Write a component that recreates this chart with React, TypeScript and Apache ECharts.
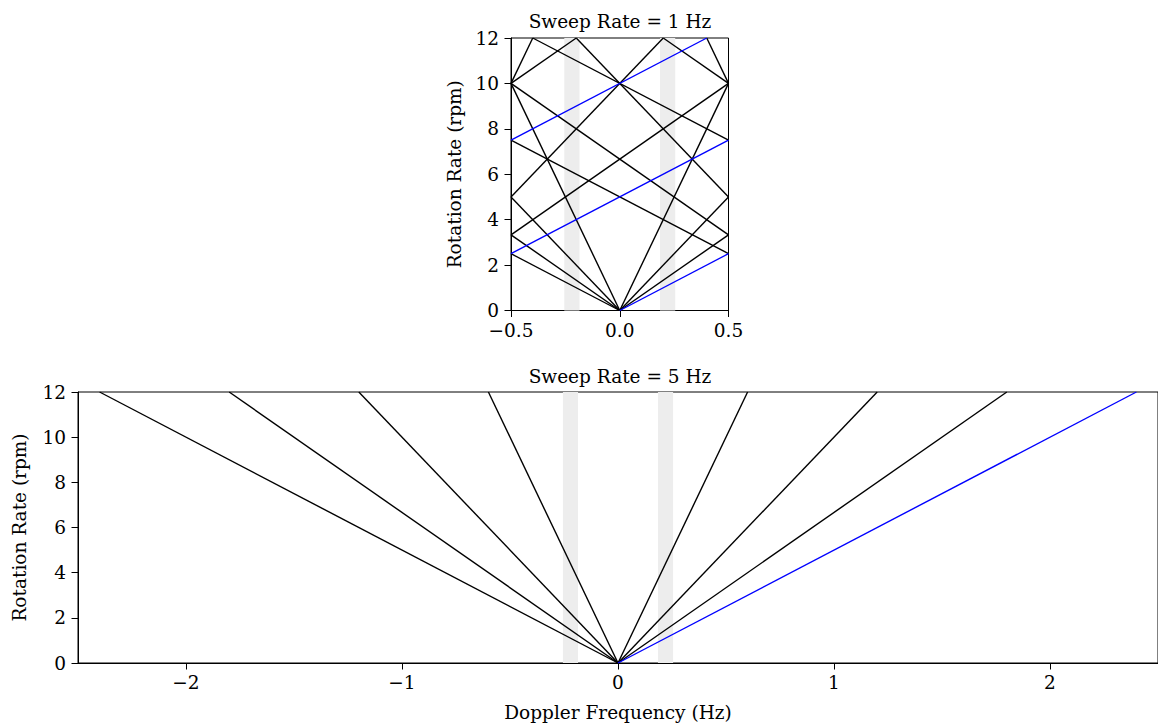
import React, { useEffect, useRef } from "react";
import * as echarts from "echarts";

const rpmTicks = [0, 2, 4, 6, 8, 10, 12];
const topFreqTicks = [-0.5, 0, 0.5];
const bottomFreqTicks = [-2, -1, 0, 1, 2];
const guardBands = [
  [-0.255, -0.185],
  [0.185, 0.255],
];

// Sweep Rate = 1 Hz: aliased segments [f0, rpm0, f1, rpm1]
const aliasedBlack = [
  [0, 0, 0.5, 10], [-0.5, 10, -0.4, 12],
  [0, 0, -0.5, 10], [0.5, 10, 0.4, 12],
  [0, 0, 0.5, 5], [-0.5, 5, 0.2, 12],
  [0, 0, -0.5, 5], [0.5, 5, -0.2, 12],
  [0, 0, 0.5, 3.333], [-0.5, 3.333, 0.5, 10], [-0.5, 10, -0.2, 12],
  [0, 0, -0.5, 3.333], [0.5, 3.333, -0.5, 10], [0.5, 10, 0.2, 12],
  [0, 0, -0.5, 2.5], [0.5, 2.5, -0.5, 7.5], [0.5, 7.5, -0.4, 12],
];
const aliasedBlue = [
  [0, 0, 0.5, 2.5], [-0.5, 2.5, 0.5, 7.5], [-0.5, 7.5, 0.4, 12],
];

// Sweep Rate = 5 Hz: lines from origin to (freq, 12 rpm)
const fullEndFreqBlack = [-2.4, -1.8, -1.2, -0.6, 0.6, 1.2, 1.8];
const fullEndFreqBlue = [2.4];
const rpmMax = 12;

const FONT = "DejaVu Serif";
const FS = 18.5;

const fmt = (digits: number) => (v: number) => {
  const s = digits > 0 ? v.toFixed(digits) : String(Math.round(v));
  return s.replace("-", "\u2212");
};

function axisCommon() {
  return {
    axisLine: { show: true, onZero: false, lineStyle: { color: "#000", width: 1 } },
    axisTick: { show: true, length: 6.5, lineStyle: { color: "#000", width: 1 } },
    splitLine: { show: false },
    axisLabel: { color: "#000", fontFamily: FONT, fontSize: FS, margin: 12 },
    nameTextStyle: { color: "#000", fontFamily: FONT, fontSize: FS },
  };
}

export default function App() {
  const ref = useRef<HTMLDivElement>(null);
  useEffect(() => {
    if (!ref.current) return;
    const chart = echarts.init(ref.current, null, { renderer: "svg" });

    const series: any[] = [];
    const seg = (s: number[], color: string, gi: number) => ({
      type: "line",
      xAxisIndex: gi,
      yAxisIndex: gi,
      data: [
        [s[0], s[1]],
        [s[2], s[3]],
      ],
      showSymbol: false,
      symbol: "none",
      lineStyle: { color, width: 1.4 },
      z: color === "#0000ff" ? 4 : 3,
      silent: true,
    });

    [0, 1].forEach((gi) => {
      series.push({
        type: "line",
        xAxisIndex: gi,
        yAxisIndex: gi,
        data: [],
        z: 1,
        silent: true,
        markArea: {
          silent: true,
          itemStyle: { color: "#ededed" },
          data: guardBands.map((b) => [{ xAxis: b[0] }, { xAxis: b[1] }]),
        },
      });
    });

    aliasedBlack.forEach((s) => series.push(seg(s, "#000000", 0)));
    aliasedBlue.forEach((s) => series.push(seg(s, "#0000ff", 0)));
    fullEndFreqBlack.forEach((f) => series.push(seg([0, 0, f, rpmMax], "#000000", 1)));
    fullEndFreqBlue.forEach((f) => series.push(seg([0, 0, f, rpmMax], "#0000ff", 1)));

    const c = axisCommon();

    chart.setOption({
      animation: false,
      backgroundColor: "#fff",
      title: [
        {
          text: "Sweep Rate = 1 Hz",
          left: 615,
          top: 7,
          textAlign: "center",
          textStyle: { fontFamily: FONT, fontSize: FS, fontWeight: "normal", color: "#000" },
        },
        {
          text: "Sweep Rate = 5 Hz",
          left: 615,
          top: 362,
          textAlign: "center",
          textStyle: { fontFamily: FONT, fontSize: FS, fontWeight: "normal", color: "#000" },
        },
      ],
      grid: [
        { left: 511, top: 38, width: 217.5, height: 272.5, show: true, borderColor: "#000", borderWidth: 1, backgroundColor: "transparent", containLabel: false },
        { left: 78, top: 392, width: 1084, height: 271, show: true, borderColor: "#000", borderWidth: 1, backgroundColor: "transparent", containLabel: false },
      ],
      xAxis: [
        {
          type: "value",
          gridIndex: 0,
          min: -0.5,
          max: 0.5,
          ...c,
          axisTick: { ...c.axisTick, customValues: topFreqTicks },
          axisLabel: { ...c.axisLabel, margin: 10, customValues: topFreqTicks, formatter: fmt(1) },
        },
        {
          type: "value",
          gridIndex: 1,
          min: -2.5,
          max: 2.5,
          ...c,
          name: "Doppler Frequency (Hz)",
          nameLocation: "middle",
          nameGap: 40,
          axisTick: { ...c.axisTick, customValues: bottomFreqTicks },
          axisLabel: { ...c.axisLabel, margin: 10, customValues: bottomFreqTicks, formatter: fmt(0) },
        },
      ],
      yAxis: [
        {
          type: "value",
          gridIndex: 0,
          min: 0,
          max: 12,
          ...c,
          name: "Rotation Rate (rpm)",
          nameLocation: "middle",
          nameGap: 47,
          nameRotate: 90,
          axisTick: { ...c.axisTick, customValues: rpmTicks },
          axisLabel: { ...c.axisLabel, customValues: rpmTicks, formatter: fmt(0) },
        },
        {
          type: "value",
          gridIndex: 1,
          min: 0,
          max: 12,
          ...c,
          name: "Rotation Rate (rpm)",
          nameLocation: "middle",
          nameGap: 49,
          nameRotate: 90,
          axisTick: { ...c.axisTick, customValues: rpmTicks },
          axisLabel: { ...c.axisLabel, customValues: rpmTicks, formatter: fmt(0) },
        },
      ],
      series,
    });
    return () => chart.dispose();
  }, []);

  return (
    <div
      ref={ref}
      style={{ position: "absolute", left: 0, top: 0, width: 1158, height: 724 }}
    />
  );
}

━━━━━━━━━━━━━━━━━━━━━━━━━━━━━━

__What to produce__:
Exactly as written, return every line of the listing, but not the pictures.

__Output for this exercise__:
Write a component that recreates this chart with React, TypeScript and Apache ECharts.
import React, { useEffect, useRef } from "react";
import * as echarts from "echarts";

const rpmTicks = [0, 2, 4, 6, 8, 10, 12];
const topFreqTicks = [-0.5, 0, 0.5];
const bottomFreqTicks = [-2, -1, 0, 1, 2];
const guardBands = [
  [-0.255, -0.185],
  [0.185, 0.255],
];

// Sweep Rate = 1 Hz: aliased segments [f0, rpm0, f1, rpm1]
const aliasedBlack = [
  [0, 0, 0.5, 10], [-0.5, 10, -0.4, 12],
  [0, 0, -0.5, 10], [0.5, 10, 0.4, 12],
  [0, 0, 0.5, 5], [-0.5, 5, 0.2, 12],
  [0, 0, -0.5, 5], [0.5, 5, -0.2, 12],
  [0, 0, 0.5, 3.333], [-0.5, 3.333, 0.5, 10], [-0.5, 10, -0.2, 12],
  [0, 0, -0.5, 3.333], [0.5, 3.333, -0.5, 10], [0.5, 10, 0.2, 12],
  [0, 0, -0.5, 2.5], [0.5, 2.5, -0.5, 7.5], [0.5, 7.5, -0.4, 12],
];
const aliasedBlue = [
  [0, 0, 0.5, 2.5], [-0.5, 2.5, 0.5, 7.5], [-0.5, 7.5, 0.4, 12],
];

// Sweep Rate = 5 Hz: lines from origin to (freq, 12 rpm)
const fullEndFreqBlack = [-2.4, -1.8, -1.2, -0.6, 0.6, 1.2, 1.8];
const fullEndFreqBlue = [2.4];
const rpmMax = 12;

const FONT = "DejaVu Serif";
const FS = 18.5;

const fmt = (digits: number) => (v: number) => {
  const s = digits > 0 ? v.toFixed(digits) : String(Math.round(v));
  return s.replace("-", "\u2212");
};

function axisCommon() {
  return {
    axisLine: { show: true, onZero: false, lineStyle: { color: "#000", width: 1 } },
    axisTick: { show: true, length: 6.5, lineStyle: { color: "#000", width: 1 } },
    splitLine: { show: false },
    axisLabel: { color: "#000", fontFamily: FONT, fontSize: FS, margin: 12 },
    nameTextStyle: { color: "#000", fontFamily: FONT, fontSize: FS },
  };
}

export default function App() {
  const ref = useRef<HTMLDivElement>(null);
  useEffect(() => {
    if (!ref.current) return;
    const chart = echarts.init(ref.current, null, { renderer: "svg" });

    const series: any[] = [];
    const seg = (s: number[], color: string, gi: number) => ({
      type: "line",
      xAxisIndex: gi,
      yAxisIndex: gi,
      data: [
        [s[0], s[1]],
        [s[2], s[3]],
      ],
      showSymbol: false,
      symbol: "none",
      lineStyle: { color, width: 1.4 },
      z: color === "#0000ff" ? 4 : 3,
      silent: true,
    });

    [0, 1].forEach((gi) => {
      series.push({
        type: "line",
        xAxisIndex: gi,
        yAxisIndex: gi,
        data: [],
        z: 1,
        silent: true,
        markArea: {
          silent: true,
          itemStyle: { color: "#ededed" },
          data: guardBands.map((b) => [{ xAxis: b[0] }, { xAxis: b[1] }]),
        },
      });
    });

    aliasedBlack.forEach((s) => series.push(seg(s, "#000000", 0)));
    aliasedBlue.forEach((s) => series.push(seg(s, "#0000ff", 0)));
    fullEndFreqBlack.forEach((f) => series.push(seg([0, 0, f, rpmMax], "#000000", 1)));
    fullEndFreqBlue.forEach((f) => series.push(seg([0, 0, f, rpmMax], "#0000ff", 1)));

    const c = axisCommon();

    chart.setOption({
      animation: false,
      backgroundColor: "#fff",
      title: [
        {
          text: "Sweep Rate = 1 Hz",
          left: 615,
          top: 7,
          textAlign: "center",
          textStyle: { fontFamily: FONT, fontSize: FS, fontWeight: "normal", color: "#000" },
        },
        {
          text: "Sweep Rate = 5 Hz",
          left: 615,
          top: 362,
          textAlign: "center",
          textStyle: { fontFamily: FONT, fontSize: FS, fontWeight: "normal", color: "#000" },
        },
      ],
      grid: [
        { left: 511, top: 38, width: 217.5, height: 272.5, show: true, borderColor: "#000", borderWidth: 1, backgroundColor: "transparent", containLabel: false },
        { left: 78, top: 392, width: 1084, height: 271, show: true, borderColor: "#000", borderWidth: 1, backgroundColor: "transparent", containLabel: false },
      ],
      xAxis: [
        {
          type: "value",
          gridIndex: 0,
          min: -0.5,
          max: 0.5,
          ...c,
          axisTick: { ...c.axisTick, customValues: topFreqTicks },
          axisLabel: { ...c.axisLabel, margin: 10, customValues: topFreqTicks, formatter: fmt(1) },
        },
        {
          type: "value",
          gridIndex: 1,
          min: -2.5,
          max: 2.5,
          ...c,
          name: "Doppler Frequency (Hz)",
          nameLocation: "middle",
          nameGap: 40,
          axisTick: { ...c.axisTick, customValues: bottomFreqTicks },
          axisLabel: { ...c.axisLabel, margin: 10, customValues: bottomFreqTicks, formatter: fmt(0) },
        },
      ],
      yAxis: [
        {
          type: "value",
          gridIndex: 0,
          min: 0,
          max: 12,
          ...c,
          name: "Rotation Rate (rpm)",
          nameLocation: "middle",
          nameGap: 47,
          nameRotate: 90,
          axisTick: { ...c.axisTick, customValues: rpmTicks },
          axisLabel: { ...c.axisLabel, customValues: rpmTicks, formatter: fmt(0) },
        },
        {
          type: "value",
          gridIndex: 1,
          min: 0,
          max: 12,
          ...c,
          name: "Rotation Rate (rpm)",
          nameLocation: "middle",
          nameGap: 49,
          nameRotate: 90,
          axisTick: { ...c.axisTick, customValues: rpmTicks },
          axisLabel: { ...c.axisLabel, customValues: rpmTicks, formatter: fmt(0) },
        },
      ],
      series,
    });
    return () => chart.dispose();
  }, []);

  return (
    <div
      ref={ref}
      style={{ position: "absolute", left: 0, top: 0, width: 1158, height: 724 }}
    />
  );
}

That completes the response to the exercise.